WASHINGTON — President Donald Trump arrives this week on Capitol Hill to deliver a speech to Congress, a coequal branch of government he has bulldozed past this first month in office, wielding unimaginable executive power to get what he wants, at home and abroad.
Tonight’s address will unfold in the chamber where lawmakers crouched in fear four years ago while a mob of his supporters roamed the halls, and where Nancy Pelosi, Liz Cheney and others vowed to prevent him from ever holding office again. It’s the same House chamber where Ukrainian President Volodymyr Zelenskyy received a hero’s welcome for fighting off Russia’s invasion, in the first year of that war.
Since his reelection, Trump has blazed across the federal government, dismantling not just norms and traditions but the very government itself. With billionaire aide Elon Musk by his side, he is firing thousands of federal workers, closing agencies established by law and publicly badgering Zelenskyy while positioning the U.S. closer to Russia.
More than 100 so far challenging the legality of the Trump administration’s actions, the Republican president is daring the other branches of government — Congress and the courts — to try to stop him.
“This whole thing about approaching a constitutional crisis is not quite true,” said Rep.
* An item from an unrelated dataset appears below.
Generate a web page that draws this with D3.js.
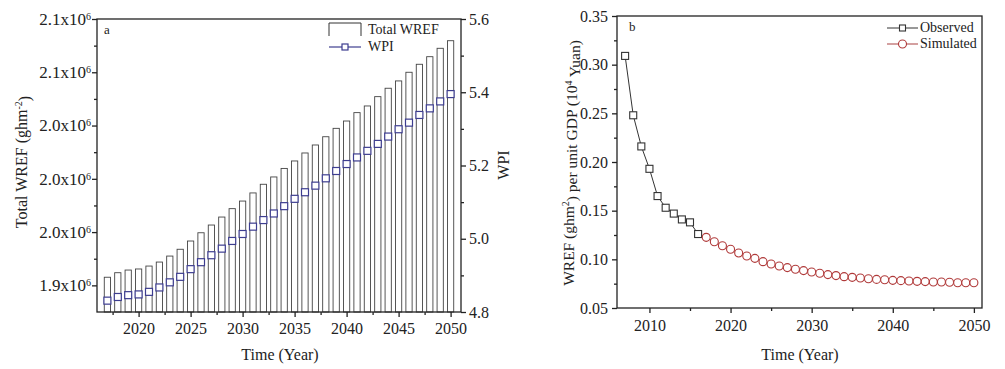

James Clyburn, of South Carolina, a senior Democrat in the House. “We’re already there.”
Trump revels in going it alone, but there are limits
Reveling in the might of going it alone, Trump is about to test the limits of his executive branch authority as he turns to Congress to deliver tax cuts and other key aspects of his agenda. Only Congress, by law, can allocate funds — or pull them back — but the Trump administration’s actions have been testing that foundational rule, enshrined in the Constitution.
Trump also needs lawmakers to fund the government and ensure federal operations don’t shut down when money runs out March 14. And he will need Congress to pass legislation to prevent an economically damaging debt default, something he has pushed lawmakers to resolve.
While Trump enjoys the rare sweep of power in Washington, with the Republicans controlling the White House, the House and the Senate, he relies on political fear as well as favor to motivate lawmakers. With Musk having poured $200 million into electing Trump, the president has a ready patron whose vast political funds can influence any resisters.
Democrats, after their stunning rejection by voters, are slowly beginning to mount a resistance. They are fighting Trump in court, with amicus briefs to protect federal workers, and filing legislation to serve as a check on what House Democratic leader Hakeem Jeffries of New York calls the “parade of horribles.”
But as the minority party, they are limited in their power. Jeffries brushed off calls for Democrats to boycott Trump’s address. “It’s the people’s House. It’s the House of Representatives,” he said on CNN.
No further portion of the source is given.